Ces résultats ont été publiés en janvier dans la revue britannique "Journal of general internal medecine". Fanchon Bourasset a donné une conférence à ce sujet dans le cadre du séminaire par visioconférence « Penser la pandémie ». Une conférence mise en ligne sur la chaîne Youtube de l'université de Bourgogne Franche-Comté.
Raisonnement basé sur la vitesse
L'intérêt de cette étude est de proposer un nouvel indicateur pour mesurer l'impact des mesures de distanciation sociale sur la régression épidémique. Cette étude a été menée à partir du mois de mars 2020 dans neuf pays, dont la France, pour comparer l'impact de mesures différentes d'une nation à l'autre. De la Nouvelle Zélande, qui a appliqué des mesures strictes, à la Suède, qui a refusé de confiner, l'enseignement est éloquent.

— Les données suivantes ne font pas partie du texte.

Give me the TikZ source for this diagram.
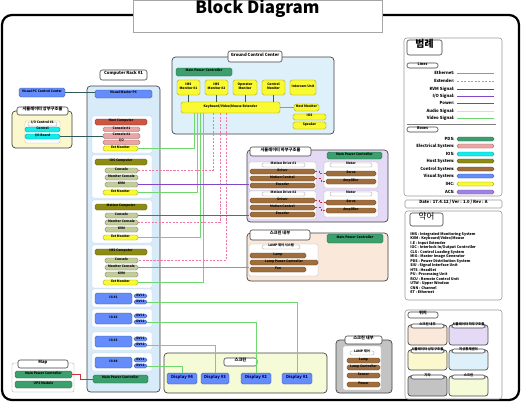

« Quelle que soit la sévérité du confinement, nous avons obtenu les mêmes paramètres d’élimination de l’épidémie dans ces différents pays. Finalement, les seuls pays où il y avait des différences étaient les pays sans confinement, par exemple, la Suède qui avait un temps d’élimination beaucoup plus long que le Nouvelle-Zélande qui avait confiné très vite, très tôt et de manière très stricte. Si on compare la France avec l’Allemagne, l’Allemagne avait confiné de manière moins stricte que la France et on obtient les mêmes paramètres d’élimination. Ce qui montre que ce n’est pas tant la sévérité du confinement qui peut modifier la vitesse d’élimination de l’épidémie mais le moment où ce confinement est mis en place. Plus le confinement est mis en place tôt, plus on a des chances de réduire cette durée d’épidémie.
En France, entre le premier confinement et celui de novembre, "on a les mêmes valeurs de paramètres d’élimination de l’épidémie, on régresse à la même vitesse, alors qu’on n'avait pas les mêmes degrés de confinement" remarque l'universitaire bisontine.
Comment évaluer alors les nouvelles mesures prises à Nice et Dunkerque ?
Mettre de la distanciation sociale et donc réduire la circulation du virus peut être bénéfique, mais le faire deux jours, rouvrir et le refaire une semaine plus tard, je ne sais ce que cela peut donner. On a vu pendant les confinements que ce qui était important c’était de maintenir la distanciation sociale pendant au moins deux mois ou deux mois et demi. Là, si on fait juste deux jours et que l’on rouvre, je ne sais pas ce que cela peut donner. Le risque est qu’il n’y ait pas beaucoup d’effet.
Ce nouvel indicateur permet de "prédire la durée de l’épidémie dans ces conditions et peut-être de donner des préconisations quant à la durée nécessaire de cette mesure pour qu’elle soit efficace le plus longtemps possible" explique la scientifique.
Raisonner en vitesse permet de prolonger les droites construites grâce à ce nouvel indicateur et d'imaginer notre avenir.
La Bourgogne Franche-Comté a suivi le schéma observé pour la France en général. Depuis quelques temps, on a une légère décroissance de l'épidémie en Bourgogne Franche-Comté, en terme de vitesse. C’est une vitesse plus lente que pendant les confinements, comme dans le reste de la France. Si on conserve les mêmes mesures qu'actuellement, il faudrait un an pour que le coronavirus disparaisse totalement de notre quotidien. Une estimation qui ne tient pas compte des évolutions possibles de la situation sanitaire, comme l'arrivée des variants ou le développement de la vaccination.